Changes ahead for Penmarric House

Harcourts agent Peter Fox-Worthington outside Hamilton Road’s Penmarric House. The property is to be sold at auction on March 23.

Cambridge’s Penmarric House, an iconic home built in the early part of the last century, will go under the hammer at the end of March.

The 1883 m2 property in Hamilton Road will be auctioned on site at noon on Saturday March 23. The sale will usher in a new era for a building with strong links to the town’s history; over its life of almost a century it has been a nursing and maternity home, a restaurant and a Bed & Breakfast.
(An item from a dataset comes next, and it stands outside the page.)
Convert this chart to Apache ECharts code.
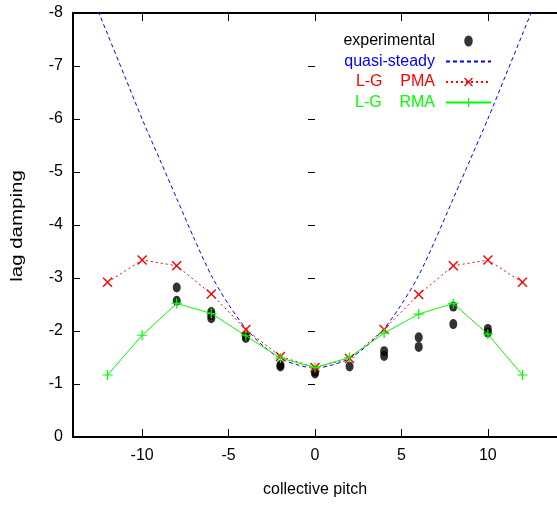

Harcourts agent Peter Fox-Worthington said the impending auction was generating a great deal of interest. Owners Robert and Marjolijn de Borst, who purchased the property in 1999 and have run it as a B & B, are moving on, he said.

“This is a magnificent home with a lot of local history behind it. Not only does the building reflect that history, but it could be developed in a number of different ways,” he said, outlining the flexibility of its eight bedrooms and four bathrooms.

“It is currently configured almost as two homes. There is a kitchen, dining and living area and four bedrooms both downstairs and upstairs, and there is an additional room that could become another bedroom. It could effectively house two families … or be adapted for letting or office space.  This is a very elegant home; it has matai and rimu polished wood floors, a rimu staircase and oak front and back doors.”

Historical records show that both the back and front doors came from the old National Bank building, and the house is said to have won the Cambridge Chamber of Commerce best building award in 1989 as a refurbished older building. Noted were its wide staircase, open fireplaces, leadlight windows and brass door knobs.

Peter said the property also included garaging for up to four vehicles, a double carport, a good-sized back garden and a pentaque court. “There are magnificent views from the north-facing rear deck, overlooking the rooftops of Cambridge and towards the mountains.”

Among ideas being mooted by interested parties was its development as an art gallery or a homestay for students, he added.

The original Penmarric was built around the early 1920s.  Cambridge Museum historical data says: “After a fire burnt Nurse Helen Russel’s Victoria Nursing Home in Hamilton Road in 1921, the first floor of ‘Whitiora’ was rebuilt by CW Cooper in 1926. In 1934 the second storey was added … and it became known as ‘Whitiora Nursing Home’ run by Sisters McConachie and Pettigrew”.

The information says when the new Cambridge Maternity Hospital was built in 1962 (at the now Cambridge Health and Community Centre), ‘Whitiora’ became a geriatric hospital, then a boarding house and flats.  In 1974 ‘Penmarric Restaurant’ was launched, growing in popularity from its early days of providing Devonshire teas then lunches, to becoming an established Waikato restaurant in the 1980s.

In more recent times, it has become a successful B & B, undergoing a thorough renovation in early 2014.